La HAS retoque le scanner low-dose pour le dépistage du cancer du poumon
JEUDI 19 MAI 2016
La Haute Autorité de Santé (HAS) a publié un rapport dans lequel le dépistage du cancer du poumon par scanner low-dose est considéré comme non pertinent. Parmi les arguments avancés, les nombreux faux positifs et les risques de cancers radio-induits générés par la technique.

Dans le cadre du 3ème Plan cancer 2014-2019, la Haute Autorité de Santé (HAS) a évalué la possibilité et l’intérêt de dépister le cancer du poumon chez les fumeurs, dans le but de détecter et de traiter la maladie à un stade précoce.
La HAS mène une étude pour évaluer la pertinence du scanner low-dose…
A l'origine d’environ 45 200 nouveaux cas en France en 2015, le cancer du poumon est le cancer le plus meurtrier chez l’homme (21 000 décès) et le 2ème chez la femme (9 500 décès) après le cancer du sein. Cinq ans après le diagnostic de la maladie, moins d’un malade sur six est encore en vie. Alors que le tabagisme est de loin le principal facteur de risque de cancer du poumon, un adulte sur trois déclarait fumer quotidiennement en 2014. A la demande de professionnels de santé et dans le cadre du 3ème Plan cancer 2014-2019, la HAS a évalué la pertinence d’un dépistage du cancer du poumon par scanner thoracique low-dose chez les fumeurs. Elle a fondé cette évaluation sur une analyse critique et une synthèse des informations issues des essais menés chez les fumeurs, réalisées par une équipe de l’Inserm, avec la collaboration de spécialistes en épidémiologie des cancers et dans le domaine des rayonnements ionisants. Une synthèse de l’analyse des études est publiée aujourd’hui dans l’European Journal of Cancer.
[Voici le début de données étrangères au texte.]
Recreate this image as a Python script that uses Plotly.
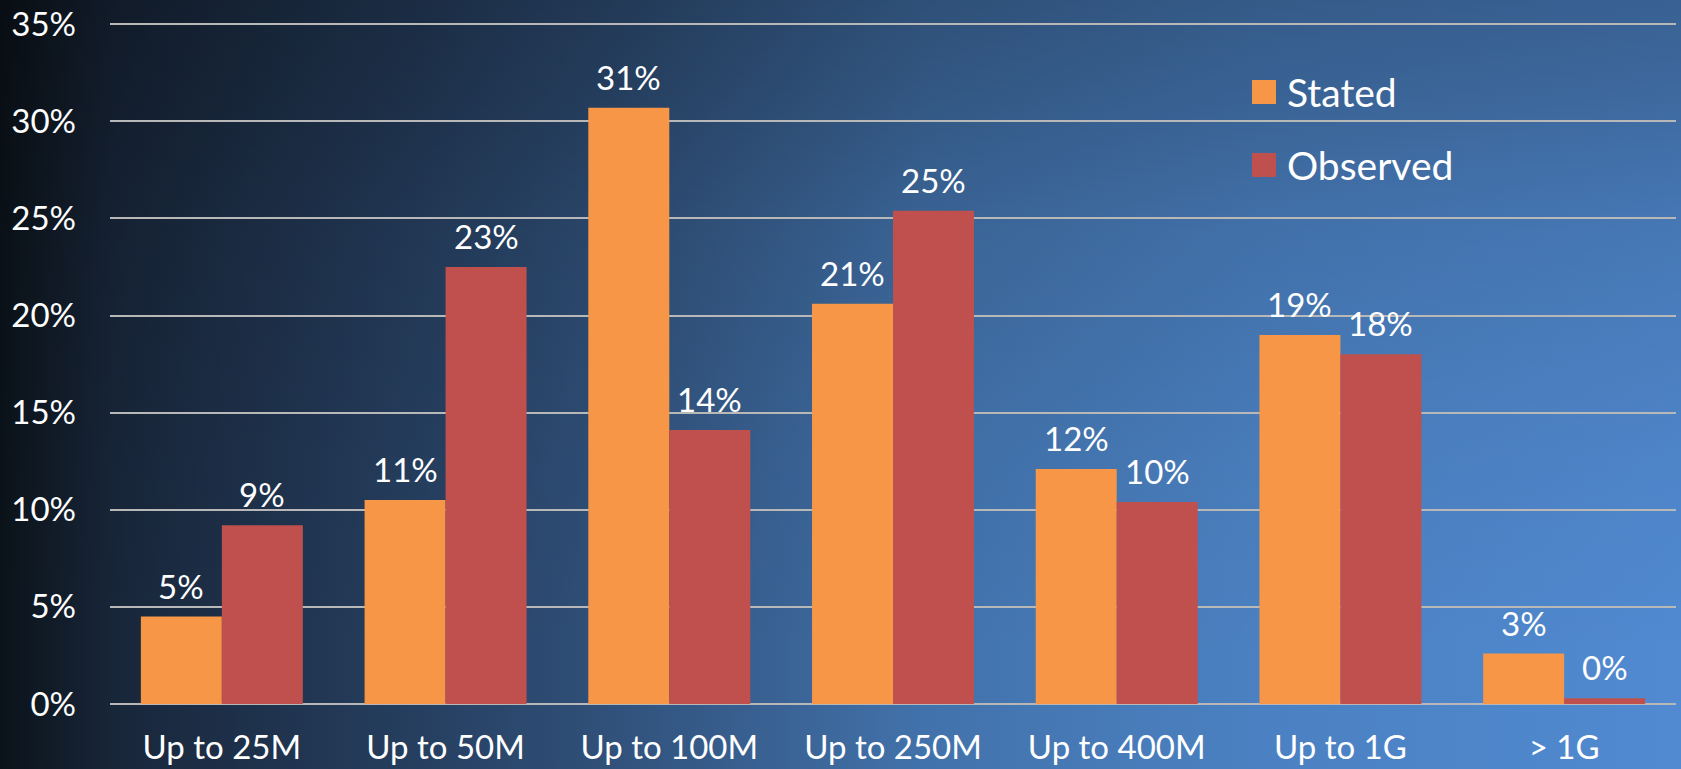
import base64
import plotly.graph_objects as go

categories = ["Up to 25M", "Up to 50M", "Up to 100M", "Up to 250M", "Up to 400M", "Up to 1G", "> 1G"]
stated = [0.045, 0.105, 0.307, 0.206, 0.121, 0.190, 0.026]
observed = [0.092, 0.225, 0.141, 0.254, 0.104, 0.180, 0.003]
series_names = ["Stated", "Observed"]
series_colors = ["#F79646", "#C0504D"]
y_ticks = [0, 0.05, 0.10, 0.15, 0.20, 0.25, 0.30, 0.35]

W, H = 1681, 769
ML, MR, MT, MB = 110, 5, 23, 65
PW, PH = W - ML - MR, H - MT - MB
FONT = "Lato"
BARGAP = 0.276

svg = f"""<svg xmlns='http://www.w3.org/2000/svg' width='{W}' height='{H}' viewBox='0 0 {W} {H}' preserveAspectRatio='none'>
<defs>
<linearGradient id='h' x1='0' y1='0' x2='1' y2='0'>
<stop offset='0' stop-color='#0a1219'/>
<stop offset='0.03' stop-color='#111b27'/>
<stop offset='0.07' stop-color='#18263a'/>
<stop offset='0.25' stop-color='#263f60'/>
<stop offset='0.37' stop-color='#31527c'/>
<stop offset='0.55' stop-color='#4272ab'/>
<stop offset='0.75' stop-color='#4b81c2'/>
<stop offset='1' stop-color='#518ad1'/>
</linearGradient>
<linearGradient id='v' x1='0' y1='0' x2='0' y2='1'>
<stop offset='0' stop-color='#000' stop-opacity='0.30'/>
<stop offset='0.12' stop-color='#000' stop-opacity='0.24'/>
<stop offset='0.3' stop-color='#000' stop-opacity='0.13'/>
<stop offset='0.6' stop-color='#000' stop-opacity='0.04'/>
<stop offset='0.85' stop-color='#000' stop-opacity='0'/>
</linearGradient>
</defs>
<rect width='{W}' height='{H}' fill='url(#h)'/>
<rect width='{W}' height='{H}' fill='url(#v)'/>
</svg>"""
bg_src = "data:image/svg+xml;base64," + base64.b64encode(svg.encode()).decode()

fig = go.Figure()
for name, vals, col in zip(series_names, [stated, observed], series_colors):
    fig.add_trace(go.Bar(name=name, x=categories, y=vals, marker=dict(color=col, line=dict(width=0)),
                         showlegend=False, hoverinfo="skip"))

# value labels
half = (1 - BARGAP) / 4
annotations = []
for k, vals in enumerate([stated, observed]):
    off = -half if k == 0 else half
    for i, v in enumerate(vals):
        annotations.append(dict(x=i + off, y=v, xref="x", yref="y", text=f"{int(v * 100 + 0.5)}%",
                                showarrow=False, yanchor="middle", yshift=31,
                                font=dict(family=FONT, size=33, color="white")))

# legend (manual)
shapes = []
leg_y = [(H - MB - 92) / PH, (H - MB - 165) / PH]
for name, col, ly in zip(series_names, series_colors, leg_y):
    shapes.append(dict(type="rect", xref="paper", yref="paper", xsizemode="pixel", ysizemode="pixel",
                       xanchor=(1264 - ML) / PW, yanchor=ly, x0=-12, x1=12, y0=-12, y1=12,
                       fillcolor=col, line=dict(width=0), layer="above"))
    annotations.append(dict(x=(1285 - ML) / PW, y=ly, xref="paper", yref="paper", text=name,
                            showarrow=False, xanchor="left", yanchor="middle",
                            font=dict(family=FONT, size=39, color="white")))

fig.update_layout(
    width=W, height=H,
    margin=dict(l=ML, r=MR, t=MT, b=MB, pad=0),
    paper_bgcolor="#1e3350", plot_bgcolor="rgba(0,0,0,0)",
    barmode="group", bargap=BARGAP, bargroupgap=0,
    font=dict(family=FONT, size=33, color="white"),
    showlegend=False,
    images=[dict(source=bg_src, xref="paper", yref="paper", x=-(ML + 3) / PW, y=1 + (MT + 3) / PH,
                 sizex=(W + 6) / PW, sizey=(H + 6) / PH, xanchor="left", yanchor="top",
                 sizing="stretch", layer="below")],
    shapes=shapes,
    annotations=annotations,
    xaxis=dict(showgrid=False, showline=False, zeroline=False, ticks="", automargin=False,
               tickfont=dict(family=FONT, size=33, color="white"), ticklabelstandoff=21),
    yaxis=dict(range=[0, 0.3506], tickvals=y_ticks, tickformat=".0%", showgrid=True,
               gridcolor="#b8b8b8", gridwidth=2, zeroline=True, zerolinecolor="#b8b8b8",
               zerolinewidth=2, showline=False, ticks="", automargin=False,
               tickfont=dict(family=FONT, size=33, color="white"), ticklabelstandoff=33),
)

fig.write_html("out.html", config={"displayModeBar": False, "staticPlot": True},
               post_script="document.body.style.margin='0';document.body.style.overflow='hidden';")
…et conclut que les conditions ne sont pas réunies pour mener une campagne de dépistage
Dans un rapport publié le 19 mai 2016, la HAS conclut que les conditions ne sont actuellement pas réunies pour que ce dépistage soit possible et utile. Elle estime tout d'abord que la maladie est difficilement détectable à un stade précoce à cause de sa rapidité d’évolution. Ensuite, le scanner thoracique de dépistage génère trop de faux positifs (jusqu’à 90% des anomalies trouvées au scanner s’avèrent non cancéreuses après examen) et reste irradiant même à faible dose, avec un risque de cancers induits. Le rapport de la HAS précise d'autre part que les possibilités de traitements sont restreintes, même à un stade précoce de la maladie, que les personnes qui pourraient bénéficier d’un dépistage ne sont pas précisément identifiables, ou que la réduction de la mortalité grâce à ce dépistage n’est pas établie dans le contexte français. La HAS remarque enfin que le rapport bénéfice-risque est trop faible, des complications parfois graves voire mortelles suite à l’exploration d’anomalies non cancéreuses identifiées au scanner étant susceptibles de se manifester.
Des recommandations pour débuter des campagnes utilisant le scanner low-dose au États-Unis
Pourtant, le scanner low-dose comme outil principal du dépistage du cancer du poumon a fait l'objet de différentes études ces dernières années à travers le monde, notamment aux États-Unis pour la surveillance des nodules pulmonaires à type de verre dépoli. En France, le CHU de Nice, en coopération avec l'IRCAN et l'IOMC, a initié une étude appelée "Projet AIR", destinée à vérifier si les cellules tumorales circulantes peuvent être considérées comme des marqueurs de cancer du poumon en comparant, pour un échantillon de population précis, une prise de sang et un scanner low-dose. Des recommandations ont même été formulées pour débuter les campagnes de dépistage en Amérique du Nord, avec un remboursement d'un scanner low dose annuel pour les individus asymptomatiques âgés de 55 à 77 ans, qui ont des antécédents de fumeur à 30 paquets-années et sont encore fumeurs ou ont arrêté dans les 15 dernières années.
Mais la HAS a décidé, pour l'instant, de minorer la pertinence d'un tel examen de ce type et insiste sur la nécessité de poursuivre la recherche sur ce cancer et d’intensifier la lutte contre le tabagisme.